- _Your goal_
Return all of the data exactly, with nothing left out but the pictures.

- _Data extract_
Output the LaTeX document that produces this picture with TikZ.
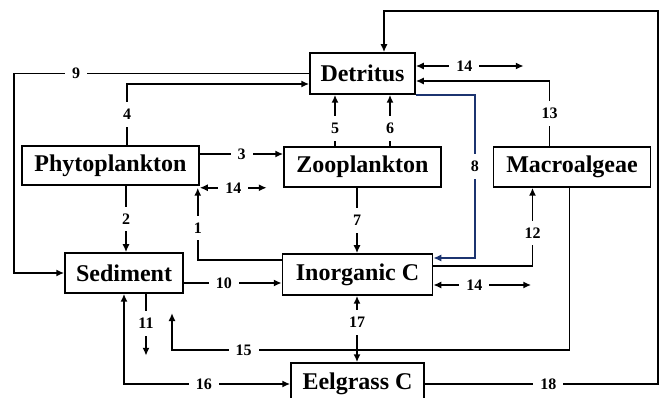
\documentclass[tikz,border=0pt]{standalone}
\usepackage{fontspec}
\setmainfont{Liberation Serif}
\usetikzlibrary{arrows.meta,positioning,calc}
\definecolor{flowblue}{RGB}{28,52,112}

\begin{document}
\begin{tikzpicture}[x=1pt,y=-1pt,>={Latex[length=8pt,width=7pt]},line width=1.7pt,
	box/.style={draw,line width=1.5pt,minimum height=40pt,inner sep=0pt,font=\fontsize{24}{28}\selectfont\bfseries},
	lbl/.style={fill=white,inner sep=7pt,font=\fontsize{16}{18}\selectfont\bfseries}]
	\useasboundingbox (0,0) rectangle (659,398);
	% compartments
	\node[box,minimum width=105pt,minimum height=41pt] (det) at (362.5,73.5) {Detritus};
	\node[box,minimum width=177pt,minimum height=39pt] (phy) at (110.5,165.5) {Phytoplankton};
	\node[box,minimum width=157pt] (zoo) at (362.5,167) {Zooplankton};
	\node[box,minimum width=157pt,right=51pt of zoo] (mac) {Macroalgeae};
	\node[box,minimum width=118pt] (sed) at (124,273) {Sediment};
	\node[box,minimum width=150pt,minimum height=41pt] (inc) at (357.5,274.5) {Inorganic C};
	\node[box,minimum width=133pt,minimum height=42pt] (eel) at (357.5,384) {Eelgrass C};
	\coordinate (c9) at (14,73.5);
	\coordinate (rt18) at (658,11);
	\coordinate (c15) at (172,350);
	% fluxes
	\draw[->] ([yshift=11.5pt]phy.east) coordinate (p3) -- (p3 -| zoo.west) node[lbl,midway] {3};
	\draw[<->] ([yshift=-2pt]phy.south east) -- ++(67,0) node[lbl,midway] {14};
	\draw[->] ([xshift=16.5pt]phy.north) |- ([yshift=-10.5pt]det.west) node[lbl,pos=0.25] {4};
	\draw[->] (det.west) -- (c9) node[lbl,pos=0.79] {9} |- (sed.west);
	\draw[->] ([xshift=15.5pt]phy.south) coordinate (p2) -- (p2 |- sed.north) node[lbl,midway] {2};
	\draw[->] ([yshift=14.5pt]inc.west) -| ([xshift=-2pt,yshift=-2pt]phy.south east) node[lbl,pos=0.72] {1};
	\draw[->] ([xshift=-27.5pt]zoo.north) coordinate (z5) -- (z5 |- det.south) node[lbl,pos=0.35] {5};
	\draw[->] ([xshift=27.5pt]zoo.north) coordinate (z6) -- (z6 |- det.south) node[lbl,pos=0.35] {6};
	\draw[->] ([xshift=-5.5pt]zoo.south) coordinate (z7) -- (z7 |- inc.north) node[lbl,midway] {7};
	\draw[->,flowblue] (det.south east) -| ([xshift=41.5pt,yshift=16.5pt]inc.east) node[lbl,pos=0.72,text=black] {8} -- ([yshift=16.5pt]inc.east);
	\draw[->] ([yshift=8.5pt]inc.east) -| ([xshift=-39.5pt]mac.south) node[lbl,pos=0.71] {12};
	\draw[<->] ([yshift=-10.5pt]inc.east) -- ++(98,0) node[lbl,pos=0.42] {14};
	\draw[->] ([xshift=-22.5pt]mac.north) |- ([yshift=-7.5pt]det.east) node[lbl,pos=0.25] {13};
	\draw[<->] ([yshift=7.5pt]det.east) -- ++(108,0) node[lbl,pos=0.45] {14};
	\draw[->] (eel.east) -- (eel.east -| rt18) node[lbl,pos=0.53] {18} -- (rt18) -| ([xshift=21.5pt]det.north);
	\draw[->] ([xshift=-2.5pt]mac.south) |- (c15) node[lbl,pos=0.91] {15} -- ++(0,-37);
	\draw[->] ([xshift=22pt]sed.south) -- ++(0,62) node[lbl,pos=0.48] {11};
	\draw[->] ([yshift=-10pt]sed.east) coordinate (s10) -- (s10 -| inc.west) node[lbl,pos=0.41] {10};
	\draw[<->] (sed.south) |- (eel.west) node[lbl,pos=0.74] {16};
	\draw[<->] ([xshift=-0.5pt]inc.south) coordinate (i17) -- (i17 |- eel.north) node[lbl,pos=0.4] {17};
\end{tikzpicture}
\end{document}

- _Result of this task_
Output the LaTeX document that produces this picture with TikZ.
\documentclass[tikz,border=0pt]{standalone}
\usepackage{fontspec}
\setmainfont{Liberation Serif}
\usetikzlibrary{arrows.meta,positioning,calc}
\definecolor{flowblue}{RGB}{28,52,112}

\begin{document}
\begin{tikzpicture}[x=1pt,y=-1pt,>={Latex[length=8pt,width=7pt]},line width=1.7pt,
	box/.style={draw,line width=1.5pt,minimum height=40pt,inner sep=0pt,font=\fontsize{24}{28}\selectfont\bfseries},
	lbl/.style={fill=white,inner sep=7pt,font=\fontsize{16}{18}\selectfont\bfseries}]
	\useasboundingbox (0,0) rectangle (659,398);
	% compartments
	\node[box,minimum width=105pt,minimum height=41pt] (det) at (362.5,73.5) {Detritus};
	\node[box,minimum width=177pt,minimum height=39pt] (phy) at (110.5,165.5) {Phytoplankton};
	\node[box,minimum width=157pt] (zoo) at (362.5,167) {Zooplankton};
	\node[box,minimum width=157pt,right=51pt of zoo] (mac) {Macroalgeae};
	\node[box,minimum width=118pt] (sed) at (124,273) {Sediment};
	\node[box,minimum width=150pt,minimum height=41pt] (inc) at (357.5,274.5) {Inorganic C};
	\node[box,minimum width=133pt,minimum height=42pt] (eel) at (357.5,384) {Eelgrass C};
	\coordinate (c9) at (14,73.5);
	\coordinate (rt18) at (658,11);
	\coordinate (c15) at (172,350);
	% fluxes
	\draw[->] ([yshift=11.5pt]phy.east) coordinate (p3) -- (p3 -| zoo.west) node[lbl,midway] {3};
	\draw[<->] ([yshift=-2pt]phy.south east) -- ++(67,0) node[lbl,midway] {14};
	\draw[->] ([xshift=16.5pt]phy.north) |- ([yshift=-10.5pt]det.west) node[lbl,pos=0.25] {4};
	\draw[->] (det.west) -- (c9) node[lbl,pos=0.79] {9} |- (sed.west);
	\draw[->] ([xshift=15.5pt]phy.south) coordinate (p2) -- (p2 |- sed.north) node[lbl,midway] {2};
	\draw[->] ([yshift=14.5pt]inc.west) -| ([xshift=-2pt,yshift=-2pt]phy.south east) node[lbl,pos=0.72] {1};
	\draw[->] ([xshift=-27.5pt]zoo.north) coordinate (z5) -- (z5 |- det.south) node[lbl,pos=0.35] {5};
	\draw[->] ([xshift=27.5pt]zoo.north) coordinate (z6) -- (z6 |- det.south) node[lbl,pos=0.35] {6};
	\draw[->] ([xshift=-5.5pt]zoo.south) coordinate (z7) -- (z7 |- inc.north) node[lbl,midway] {7};
	\draw[->,flowblue] (det.south east) -| ([xshift=41.5pt,yshift=16.5pt]inc.east) node[lbl,pos=0.72,text=black] {8} -- ([yshift=16.5pt]inc.east);
	\draw[->] ([yshift=8.5pt]inc.east) -| ([xshift=-39.5pt]mac.south) node[lbl,pos=0.71] {12};
	\draw[<->] ([yshift=-10.5pt]inc.east) -- ++(98,0) node[lbl,pos=0.42] {14};
	\draw[->] ([xshift=-22.5pt]mac.north) |- ([yshift=-7.5pt]det.east) node[lbl,pos=0.25] {13};
	\draw[<->] ([yshift=7.5pt]det.east) -- ++(108,0) node[lbl,pos=0.45] {14};
	\draw[->] (eel.east) -- (eel.east -| rt18) node[lbl,pos=0.53] {18} -- (rt18) -| ([xshift=21.5pt]det.north);
	\draw[->] ([xshift=-2.5pt]mac.south) |- (c15) node[lbl,pos=0.91] {15} -- ++(0,-37);
	\draw[->] ([xshift=22pt]sed.south) -- ++(0,62) node[lbl,pos=0.48] {11};
	\draw[->] ([yshift=-10pt]sed.east) coordinate (s10) -- (s10 -| inc.west) node[lbl,pos=0.41] {10};
	\draw[<->] (sed.south) |- (eel.west) node[lbl,pos=0.74] {16};
	\draw[<->] ([xshift=-0.5pt]inc.south) coordinate (i17) -- (i17 |- eel.north) node[lbl,pos=0.4] {17};
\end{tikzpicture}
\end{document}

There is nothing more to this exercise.